* _Challenge_
Go through the listing and return every line with "Python" in it.
-- start --
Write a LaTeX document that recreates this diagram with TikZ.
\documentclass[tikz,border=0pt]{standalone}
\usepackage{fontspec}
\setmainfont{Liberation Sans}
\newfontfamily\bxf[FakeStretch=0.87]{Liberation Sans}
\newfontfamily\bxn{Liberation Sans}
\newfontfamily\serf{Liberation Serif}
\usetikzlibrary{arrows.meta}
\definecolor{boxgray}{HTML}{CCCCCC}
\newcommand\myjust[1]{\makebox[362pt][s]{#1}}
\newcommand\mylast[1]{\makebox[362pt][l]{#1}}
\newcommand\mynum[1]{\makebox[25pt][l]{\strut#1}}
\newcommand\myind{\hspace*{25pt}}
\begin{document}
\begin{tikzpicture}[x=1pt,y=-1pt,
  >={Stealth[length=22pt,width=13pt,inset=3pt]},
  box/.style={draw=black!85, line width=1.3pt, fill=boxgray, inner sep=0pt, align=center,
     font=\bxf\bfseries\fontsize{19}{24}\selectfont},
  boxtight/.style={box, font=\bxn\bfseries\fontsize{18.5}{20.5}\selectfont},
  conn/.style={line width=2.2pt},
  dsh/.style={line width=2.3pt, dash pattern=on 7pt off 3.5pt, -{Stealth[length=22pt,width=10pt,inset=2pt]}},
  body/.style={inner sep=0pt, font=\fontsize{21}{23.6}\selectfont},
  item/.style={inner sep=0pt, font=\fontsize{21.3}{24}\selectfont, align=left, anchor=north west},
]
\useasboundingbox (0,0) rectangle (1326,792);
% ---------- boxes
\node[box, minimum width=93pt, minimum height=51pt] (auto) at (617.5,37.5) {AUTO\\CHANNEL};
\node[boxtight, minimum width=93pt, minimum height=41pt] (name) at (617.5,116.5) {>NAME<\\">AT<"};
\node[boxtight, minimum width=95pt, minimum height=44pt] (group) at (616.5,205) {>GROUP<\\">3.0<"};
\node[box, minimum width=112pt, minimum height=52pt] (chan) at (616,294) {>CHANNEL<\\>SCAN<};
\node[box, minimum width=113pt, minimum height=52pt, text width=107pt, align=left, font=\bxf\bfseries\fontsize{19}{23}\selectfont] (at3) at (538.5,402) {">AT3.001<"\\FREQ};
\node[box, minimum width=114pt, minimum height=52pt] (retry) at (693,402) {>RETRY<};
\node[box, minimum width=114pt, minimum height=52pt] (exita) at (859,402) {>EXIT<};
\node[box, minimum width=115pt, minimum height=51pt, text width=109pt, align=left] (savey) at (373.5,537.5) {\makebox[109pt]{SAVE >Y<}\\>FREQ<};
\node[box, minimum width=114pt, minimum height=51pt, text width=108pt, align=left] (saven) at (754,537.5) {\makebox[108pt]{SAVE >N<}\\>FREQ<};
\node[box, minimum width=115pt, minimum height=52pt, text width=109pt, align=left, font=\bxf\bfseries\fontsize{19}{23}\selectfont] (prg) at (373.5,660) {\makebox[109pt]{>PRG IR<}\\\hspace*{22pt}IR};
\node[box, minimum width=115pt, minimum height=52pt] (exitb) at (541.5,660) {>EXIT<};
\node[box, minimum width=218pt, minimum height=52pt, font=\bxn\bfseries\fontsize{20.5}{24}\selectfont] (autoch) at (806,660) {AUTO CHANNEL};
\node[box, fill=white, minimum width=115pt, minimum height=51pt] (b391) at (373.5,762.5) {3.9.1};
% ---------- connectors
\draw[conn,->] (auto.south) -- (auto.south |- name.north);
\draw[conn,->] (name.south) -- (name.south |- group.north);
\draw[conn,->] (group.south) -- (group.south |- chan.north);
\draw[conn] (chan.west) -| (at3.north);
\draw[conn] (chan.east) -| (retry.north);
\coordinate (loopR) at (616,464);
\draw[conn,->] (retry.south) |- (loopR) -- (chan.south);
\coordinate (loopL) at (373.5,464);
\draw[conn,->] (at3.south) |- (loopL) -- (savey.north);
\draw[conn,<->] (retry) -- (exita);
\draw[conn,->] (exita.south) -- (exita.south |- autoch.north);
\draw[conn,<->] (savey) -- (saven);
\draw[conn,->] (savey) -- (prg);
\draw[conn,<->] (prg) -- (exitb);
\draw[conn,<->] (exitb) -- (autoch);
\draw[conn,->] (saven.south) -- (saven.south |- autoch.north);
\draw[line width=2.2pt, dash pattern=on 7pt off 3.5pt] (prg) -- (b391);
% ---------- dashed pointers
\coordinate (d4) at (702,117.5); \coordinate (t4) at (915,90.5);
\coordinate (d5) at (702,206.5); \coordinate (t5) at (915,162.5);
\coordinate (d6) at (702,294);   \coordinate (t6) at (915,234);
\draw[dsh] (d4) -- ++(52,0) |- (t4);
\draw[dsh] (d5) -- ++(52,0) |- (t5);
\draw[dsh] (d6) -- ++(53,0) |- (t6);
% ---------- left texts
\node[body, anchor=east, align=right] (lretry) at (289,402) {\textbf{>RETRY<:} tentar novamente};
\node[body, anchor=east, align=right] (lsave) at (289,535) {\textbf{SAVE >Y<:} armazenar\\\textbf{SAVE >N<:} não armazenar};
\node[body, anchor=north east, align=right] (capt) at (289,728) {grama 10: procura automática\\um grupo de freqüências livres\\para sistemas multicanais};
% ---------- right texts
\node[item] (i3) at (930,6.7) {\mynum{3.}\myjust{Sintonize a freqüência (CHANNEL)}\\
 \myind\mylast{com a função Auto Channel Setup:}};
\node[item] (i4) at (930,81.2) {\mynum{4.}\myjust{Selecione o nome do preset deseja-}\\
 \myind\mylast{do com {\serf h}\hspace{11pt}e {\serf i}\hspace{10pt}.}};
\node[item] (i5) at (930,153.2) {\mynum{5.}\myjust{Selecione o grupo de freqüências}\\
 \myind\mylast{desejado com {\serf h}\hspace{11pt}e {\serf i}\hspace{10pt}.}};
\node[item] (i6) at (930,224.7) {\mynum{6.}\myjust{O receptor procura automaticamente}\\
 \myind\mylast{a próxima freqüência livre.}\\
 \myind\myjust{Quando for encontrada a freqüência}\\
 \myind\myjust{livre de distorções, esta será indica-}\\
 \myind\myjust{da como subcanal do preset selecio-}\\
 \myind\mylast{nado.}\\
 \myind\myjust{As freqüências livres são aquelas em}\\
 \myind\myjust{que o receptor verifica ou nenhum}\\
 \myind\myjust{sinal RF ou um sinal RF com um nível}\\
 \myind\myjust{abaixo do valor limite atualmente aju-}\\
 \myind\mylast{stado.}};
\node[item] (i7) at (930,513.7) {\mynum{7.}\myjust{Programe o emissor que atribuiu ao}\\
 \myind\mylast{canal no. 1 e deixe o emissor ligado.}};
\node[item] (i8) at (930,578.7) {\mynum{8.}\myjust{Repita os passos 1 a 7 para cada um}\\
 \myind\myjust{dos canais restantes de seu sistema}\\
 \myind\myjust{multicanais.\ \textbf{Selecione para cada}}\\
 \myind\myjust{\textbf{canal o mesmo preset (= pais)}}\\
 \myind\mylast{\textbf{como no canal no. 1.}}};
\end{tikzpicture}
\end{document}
-- end --
-- start --
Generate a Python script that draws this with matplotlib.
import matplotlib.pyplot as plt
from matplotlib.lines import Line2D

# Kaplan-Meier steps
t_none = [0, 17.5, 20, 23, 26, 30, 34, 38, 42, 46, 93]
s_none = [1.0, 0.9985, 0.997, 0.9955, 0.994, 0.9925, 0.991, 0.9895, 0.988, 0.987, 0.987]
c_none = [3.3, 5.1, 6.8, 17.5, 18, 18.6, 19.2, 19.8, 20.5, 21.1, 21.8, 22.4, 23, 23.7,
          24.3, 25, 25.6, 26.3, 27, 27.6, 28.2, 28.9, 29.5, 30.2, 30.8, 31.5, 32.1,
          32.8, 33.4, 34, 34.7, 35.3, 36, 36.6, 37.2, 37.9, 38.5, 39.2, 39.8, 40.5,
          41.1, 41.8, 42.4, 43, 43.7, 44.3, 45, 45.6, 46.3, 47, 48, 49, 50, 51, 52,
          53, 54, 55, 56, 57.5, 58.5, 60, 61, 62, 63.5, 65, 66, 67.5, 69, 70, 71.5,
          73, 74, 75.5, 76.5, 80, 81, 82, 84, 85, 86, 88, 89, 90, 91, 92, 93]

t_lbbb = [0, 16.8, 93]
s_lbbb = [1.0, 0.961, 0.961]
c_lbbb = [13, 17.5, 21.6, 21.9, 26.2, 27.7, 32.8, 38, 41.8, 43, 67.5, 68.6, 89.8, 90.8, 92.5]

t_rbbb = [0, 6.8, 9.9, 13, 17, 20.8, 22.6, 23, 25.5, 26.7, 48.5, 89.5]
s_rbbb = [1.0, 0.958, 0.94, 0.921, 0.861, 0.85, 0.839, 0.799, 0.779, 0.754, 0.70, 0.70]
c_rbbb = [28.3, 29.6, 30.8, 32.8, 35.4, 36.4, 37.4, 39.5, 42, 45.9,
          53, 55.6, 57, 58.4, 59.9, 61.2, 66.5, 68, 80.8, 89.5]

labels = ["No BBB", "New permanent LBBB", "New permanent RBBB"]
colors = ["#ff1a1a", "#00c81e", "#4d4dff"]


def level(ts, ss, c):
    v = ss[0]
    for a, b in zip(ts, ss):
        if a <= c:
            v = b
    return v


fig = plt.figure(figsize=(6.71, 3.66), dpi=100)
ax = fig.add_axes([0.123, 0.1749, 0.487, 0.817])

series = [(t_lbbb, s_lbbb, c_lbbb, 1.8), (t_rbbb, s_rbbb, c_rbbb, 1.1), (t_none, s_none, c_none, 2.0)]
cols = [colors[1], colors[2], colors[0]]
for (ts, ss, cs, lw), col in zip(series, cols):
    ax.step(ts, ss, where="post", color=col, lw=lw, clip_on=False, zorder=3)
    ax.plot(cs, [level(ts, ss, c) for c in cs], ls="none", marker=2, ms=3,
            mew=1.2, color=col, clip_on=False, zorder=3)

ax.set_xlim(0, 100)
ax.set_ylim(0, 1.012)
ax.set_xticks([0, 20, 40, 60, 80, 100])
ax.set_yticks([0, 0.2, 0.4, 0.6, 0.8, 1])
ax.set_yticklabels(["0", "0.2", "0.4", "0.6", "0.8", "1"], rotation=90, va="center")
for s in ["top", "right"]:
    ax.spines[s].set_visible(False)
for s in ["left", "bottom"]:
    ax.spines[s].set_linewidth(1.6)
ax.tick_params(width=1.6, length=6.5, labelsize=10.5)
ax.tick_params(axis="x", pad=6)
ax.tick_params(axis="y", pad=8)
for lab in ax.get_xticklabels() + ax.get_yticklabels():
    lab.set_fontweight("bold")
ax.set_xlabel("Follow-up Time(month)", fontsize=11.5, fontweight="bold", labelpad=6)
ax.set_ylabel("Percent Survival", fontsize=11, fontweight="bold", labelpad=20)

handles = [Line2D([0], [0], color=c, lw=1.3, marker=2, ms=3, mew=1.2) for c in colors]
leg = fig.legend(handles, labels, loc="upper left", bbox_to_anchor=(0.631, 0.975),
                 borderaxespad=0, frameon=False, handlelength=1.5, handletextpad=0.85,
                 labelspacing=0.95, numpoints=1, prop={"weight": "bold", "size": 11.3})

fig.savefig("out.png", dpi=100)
-- end --
-- start --
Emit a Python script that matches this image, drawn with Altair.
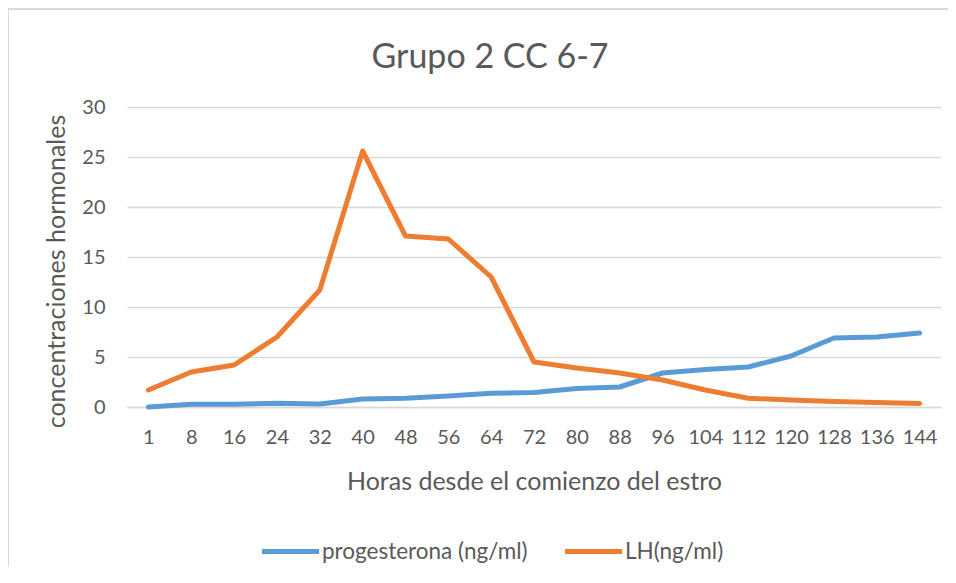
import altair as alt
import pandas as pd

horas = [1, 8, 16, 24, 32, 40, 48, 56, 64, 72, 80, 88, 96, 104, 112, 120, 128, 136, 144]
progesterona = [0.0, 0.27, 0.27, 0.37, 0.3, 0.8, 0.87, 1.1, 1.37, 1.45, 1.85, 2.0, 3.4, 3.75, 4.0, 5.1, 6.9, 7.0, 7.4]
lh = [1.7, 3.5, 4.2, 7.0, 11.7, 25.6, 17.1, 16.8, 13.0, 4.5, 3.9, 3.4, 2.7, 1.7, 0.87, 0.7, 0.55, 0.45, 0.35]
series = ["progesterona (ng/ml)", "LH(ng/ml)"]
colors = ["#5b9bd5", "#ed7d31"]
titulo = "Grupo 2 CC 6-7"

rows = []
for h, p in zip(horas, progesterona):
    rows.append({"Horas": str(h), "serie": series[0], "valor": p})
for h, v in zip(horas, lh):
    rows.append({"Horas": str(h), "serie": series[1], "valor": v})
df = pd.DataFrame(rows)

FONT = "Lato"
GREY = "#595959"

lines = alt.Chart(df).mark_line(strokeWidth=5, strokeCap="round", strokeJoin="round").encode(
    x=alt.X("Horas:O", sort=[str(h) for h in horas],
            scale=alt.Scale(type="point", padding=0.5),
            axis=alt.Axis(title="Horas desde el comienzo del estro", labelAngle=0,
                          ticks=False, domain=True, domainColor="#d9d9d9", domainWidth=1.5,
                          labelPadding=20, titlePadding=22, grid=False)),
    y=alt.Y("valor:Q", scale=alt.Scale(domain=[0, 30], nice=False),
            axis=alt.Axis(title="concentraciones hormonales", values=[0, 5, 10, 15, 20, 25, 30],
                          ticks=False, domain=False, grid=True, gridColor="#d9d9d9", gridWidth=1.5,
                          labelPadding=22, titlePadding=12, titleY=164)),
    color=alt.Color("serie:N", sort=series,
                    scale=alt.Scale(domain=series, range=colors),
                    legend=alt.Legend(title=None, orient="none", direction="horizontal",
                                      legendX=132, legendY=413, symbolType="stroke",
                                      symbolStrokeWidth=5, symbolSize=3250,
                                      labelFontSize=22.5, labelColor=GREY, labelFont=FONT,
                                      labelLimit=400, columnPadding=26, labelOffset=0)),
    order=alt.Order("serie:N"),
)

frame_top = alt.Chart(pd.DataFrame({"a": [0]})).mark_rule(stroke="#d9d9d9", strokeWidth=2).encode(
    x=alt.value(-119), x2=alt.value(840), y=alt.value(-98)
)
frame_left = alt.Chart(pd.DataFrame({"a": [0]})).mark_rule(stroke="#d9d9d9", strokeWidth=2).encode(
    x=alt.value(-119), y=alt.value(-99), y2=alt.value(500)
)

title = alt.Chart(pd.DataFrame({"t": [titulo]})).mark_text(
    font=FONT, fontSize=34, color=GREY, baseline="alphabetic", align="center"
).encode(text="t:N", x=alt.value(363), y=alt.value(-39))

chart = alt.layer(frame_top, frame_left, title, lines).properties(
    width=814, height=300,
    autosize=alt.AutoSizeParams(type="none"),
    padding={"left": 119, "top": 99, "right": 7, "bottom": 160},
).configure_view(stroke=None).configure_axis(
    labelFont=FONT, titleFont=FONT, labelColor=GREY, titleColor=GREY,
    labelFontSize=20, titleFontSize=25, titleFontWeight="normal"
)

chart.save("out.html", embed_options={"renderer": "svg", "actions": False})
-- end --
* _Task output_
Generate a Python script that draws this with matplotlib.
Emit a Python script that matches this image, drawn with Altair.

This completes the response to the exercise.